The data files must be in a standardize and portable format. This is not only necessary for raw material coding formats (such as wav), but also to descriptor coding.

Moreover, copyright and ethical problems, particularly with innate data, are more fundamental. Natural emotional content is frequently highly personal, and speakers may oppose to its widespread dissemination. Radio, you tube, television, conversation shows, documentaries, and other programming, provide vast sources, but accessing them poses major copyright issues. It is evident that creating and characterizing datasets of the type that fit the needs we define is difficult.

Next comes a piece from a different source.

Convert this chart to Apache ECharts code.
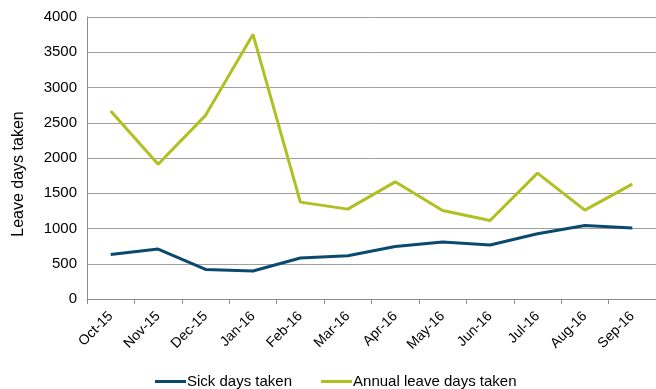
<!DOCTYPE html>
<html><head><meta charset="utf-8">
<script src="https://cdn.jsdelivr.net/npm/echarts@6/dist/echarts.min.js"></script>
<style>html,body{margin:0;padding:0;background:#fff}#c{width:656px;height:389px}</style>
</head><body><div id="c"></div>
<script>
const categories = ['Oct-15','Nov-15','Dec-15','Jan-16','Feb-16','Mar-16','Apr-16','May-16','Jun-16','Jul-16','Aug-16','Sep-16'];
const sickDays = [632, 708, 420, 397, 581, 613, 745, 807, 765, 925, 1043, 1006];
const annualLeave = [2667, 1912, 2605, 3753, 1374, 1275, 1662, 1255, 1113, 1785, 1261, 1629];
const yTicks = [0, 500, 1000, 1500, 2000, 2500, 3000, 3500, 4000];

const chart = echarts.init(document.getElementById('c'), null, {renderer: 'canvas'});
const font = 'Liberation Sans, Arial, sans-serif';
chart.setOption({
  animation: false,
  textStyle: {fontFamily: font},
  grid: {left: 87, top: 17, width: 570, height: 282, containLabel: false},
  legend: {
    top: 369, left: 150, itemGap: 29, itemWidth: 31, itemHeight: 3,
    icon: 'rect',
    textStyle: {fontSize: 15, color: '#000', fontFamily: font, padding: [0,0,0,-4]},
    data: ['Sick days taken', 'Annual leave days taken']
  },
  xAxis: {
    type: 'category', data: categories, boundaryGap: true,
    axisLine: {lineStyle: {color: '#8c8c8c', width: 1}},
    axisTick: {show: true, length: 5, lineStyle: {color: '#8c8c8c'}},
    axisLabel: {rotate: 45, fontSize: 14, color: '#000', margin: 15, interval: 0}
  },
  yAxis: {
    type: 'value', min: yTicks[0], max: yTicks[yTicks.length-1], interval: 500,
    name: 'Leave days taken', nameLocation: 'middle', nameGap: 60,
    nameTextStyle: {fontSize: 16, color: '#000', padding: [0, 32, 0, 0]},
    axisLine: {show: true, lineStyle: {color: '#8c8c8c'}},
    axisTick: {show: false},
    axisLabel: {fontSize: 15, color: '#000', margin: 10, formatter: v => String(v)},
    splitLine: {lineStyle: {color: '#a0a0a0', width: 1}}
  },
  series: [
    {name: 'Sick days taken', type: 'line', data: sickDays, symbol: 'none',
     lineStyle: {color: '#0b4a6f', width: 3}, itemStyle: {color: '#0b4a6f'}},
    {name: 'Annual leave days taken', type: 'line', data: annualLeave, symbol: 'none',
     lineStyle: {color: '#b0c021', width: 3}, itemStyle: {color: '#b0c021'}}
  ]
});
</script></body></html>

4 Dataset Status at National and International Level

This section tries to summarise the current state of emotional speech datasets. Three of the pillars discussed above scope, naturalness and context are used to define different datasets. A generic name is used to identify a dataset. The scope of the project includes a variety of topics, emotions to examine, and the language used that indicate the cultural diversity of the dataset. Naturalness of the dataset is divided into three categories: simulated, elicitated, and natural; whether the content is scripted or not; and content structure (words, sentences or numbers). Elicitated refers to a range of strategies that produce results that fall somewhere between simulation and naturalness. Study also tries to look for any attempt to address the topic of emotional development and change through time, as well as whether the data is audio or multimodal i.e. audio–visual in nature.

Table 1 and Table 2 are used to summarise the status of dataset for International languages and Indic languages resp.

Table 1. Analysis of available speech emotion dataset for internationally spoken languages.
Table 2. Analysis of available speech emotion dataset for nationally spoken languages.

5 Issues

Database plays a vital role while working with any model based upon machine learning and deep learning algorithms. Model parameters like accuracy, precision are moreover, depends upon the quality of dataset used. However, if the model is used for detecting the presence of any specific emotion, the role of database increases drastically. Even not only upon the quality, model result will also vary on the speaker age group, gender of the speaker and the language along with their speaking style. However, during the database review following are the list of issue that researches have faced during database creation.

  • The majority of the study on emotion embedded with speech is only supported by datasets instead of on databases. Term dataset are often refers to small compilations of content created to investigate a certain problem and sometime are not publicly available.

  • Some of the speech dependent applications require data sets that are phonetically balanced [25], and hence it is challenging to envisage obtaining such balance with really natural speech.

  • Naturalness in the database comes at a cost of lack of control. As, emotion is unpredictable, which makes collecting speech samples of actors in a desired state, problematic. Naturalness may interact with the need for proper labeling of emotional content. Acted content can be appropriately defined using category labels like sad, furious, glad, and so on.

  • Some variances could simply be due to changes in process or misinterpretation of emotional grouping, or between real, elicitated or simulated data.

  • Quality of database varies from speaker to speaker, their culture, speaker gender, age and context to situation, this diversity must be taken care of to reflect the true changes in emotional vocal expression.

6 Conclusion

The aim of the review is to understand the need and significance of dataset in determining emotions accurately using speaker speech samples. This paper emphasis on a comprehensive analysis of notably available speech emotion datasets for internationally spoken languages as well for nationally spoken Indic languages. The dataset used by SER systems must covers all the four aspects of scope, naturalness, context, and accessibility. However, there are still many issues that need to be solved while designing and developing SER dataset. Although much has been done to address the major challenges, there is still much more to be done. Various methods have been created, which address the issues that arise and point to future paths for the development of emotional databases.